Can you write out all the lines word for word, with no pictures?

---------- SOURCE DATA

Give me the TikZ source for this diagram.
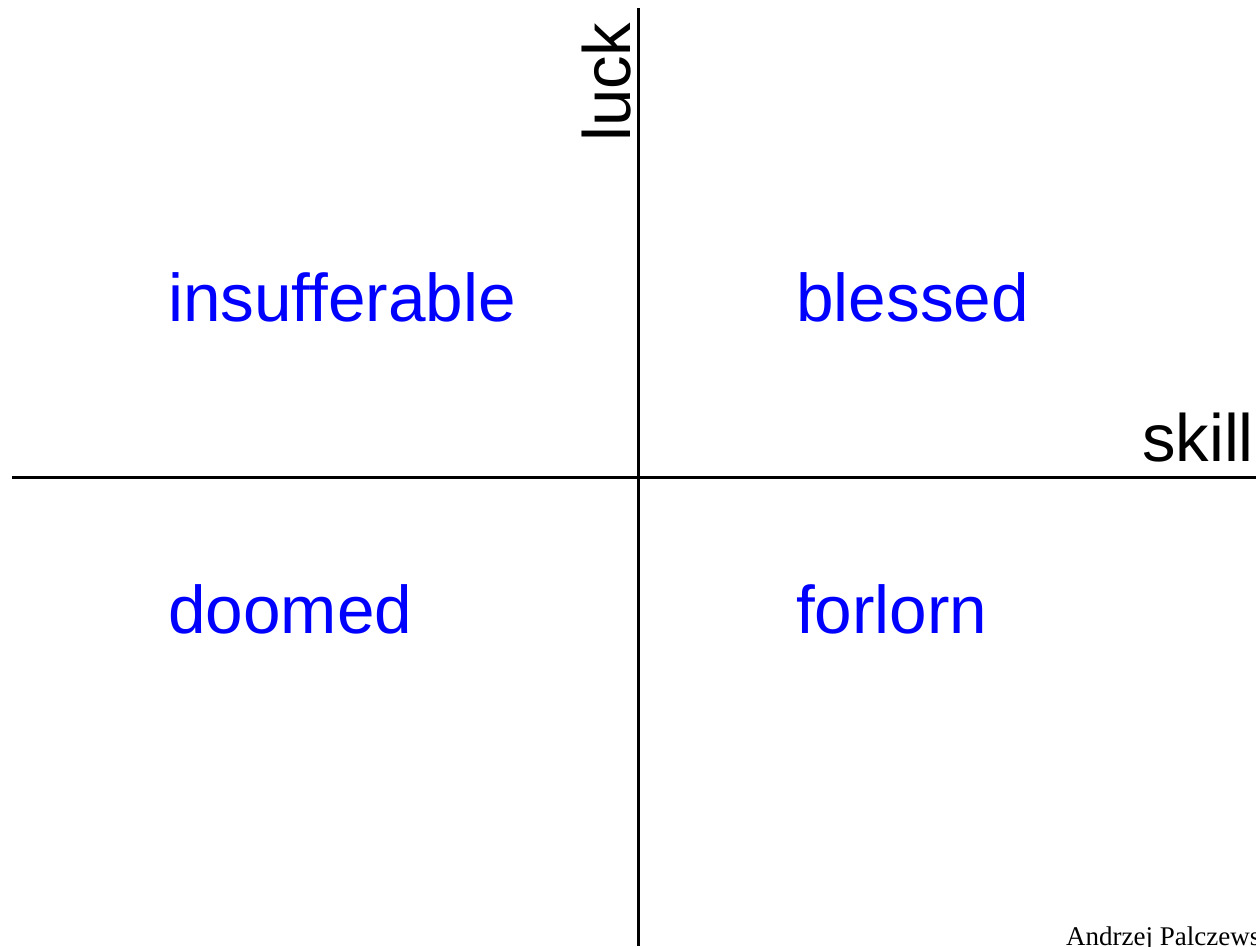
\documentclass[tikz,border=0pt]{standalone}
\usepackage{fontspec}
\setmainfont[Ligatures=NoCommon]{Liberation Sans}
\newfontfamily\serifnote{Liberation Serif}
\definecolor{quadblue}{RGB}{0,0,255}
\tikzset{
  axis/.style={line width=3pt, black},
  quad/.style={anchor=base west, inner sep=0pt, text=quadblue, font=\fontsize{67.5}{80}\selectfont},
  axlabel/.style={inner sep=0pt, text=black, font=\fontsize{67}{80}\selectfont},
}
\begin{document}
\begin{tikzpicture}[x=1pt,y=1pt]
\useasboundingbox (0,0) rectangle (1256,946);
\clip (0,0) rectangle (1256,946);
\coordinate (vtop) at (638,938);
\coordinate (vbot) at (638,0);
\coordinate (hleft) at (12,468);
\coordinate (hright) at (1256,468);
\draw[axis] (vbot) -- (vtop);
\draw[axis] (hleft) -- (hright);
\node[axlabel, anchor=base west, rotate=90] (luck) at (630,804) {luck};
\node[axlabel, anchor=base east] (skill) at (1254,484) {skill};
\node[quad] (insuff) at (168,624) {insufferable};
\node[quad] (blessed) at (796,624) {blessed};
\node[quad] (doomed) at (168,312) {doomed};
\node[quad] (forlorn) at (796,312) {forlorn};
\node[anchor=base west, inner sep=0pt, font=\serifnote\fontsize{27}{32}\selectfont] (author) at (1066,1) {Andrzej Palczewski};
\end{tikzpicture}
\end{document}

--------------------

SOLUTION FOR THIS PROBLEM:
Give me the TikZ source for this diagram.
\documentclass[tikz,border=0pt]{standalone}
\usepackage{fontspec}
\setmainfont[Ligatures=NoCommon]{Liberation Sans}
\newfontfamily\serifnote{Liberation Serif}
\definecolor{quadblue}{RGB}{0,0,255}
\tikzset{
  axis/.style={line width=3pt, black},
  quad/.style={anchor=base west, inner sep=0pt, text=quadblue, font=\fontsize{67.5}{80}\selectfont},
  axlabel/.style={inner sep=0pt, text=black, font=\fontsize{67}{80}\selectfont},
}
\begin{document}
\begin{tikzpicture}[x=1pt,y=1pt]
\useasboundingbox (0,0) rectangle (1256,946);
\clip (0,0) rectangle (1256,946);
\coordinate (vtop) at (638,938);
\coordinate (vbot) at (638,0);
\coordinate (hleft) at (12,468);
\coordinate (hright) at (1256,468);
\draw[axis] (vbot) -- (vtop);
\draw[axis] (hleft) -- (hright);
\node[axlabel, anchor=base west, rotate=90] (luck) at (630,804) {luck};
\node[axlabel, anchor=base east] (skill) at (1254,484) {skill};
\node[quad] (insuff) at (168,624) {insufferable};
\node[quad] (blessed) at (796,624) {blessed};
\node[quad] (doomed) at (168,312) {doomed};
\node[quad] (forlorn) at (796,312) {forlorn};
\node[anchor=base west, inner sep=0pt, font=\serifnote\fontsize{27}{32}\selectfont] (author) at (1066,1) {Andrzej Palczewski};
\end{tikzpicture}
\end{document}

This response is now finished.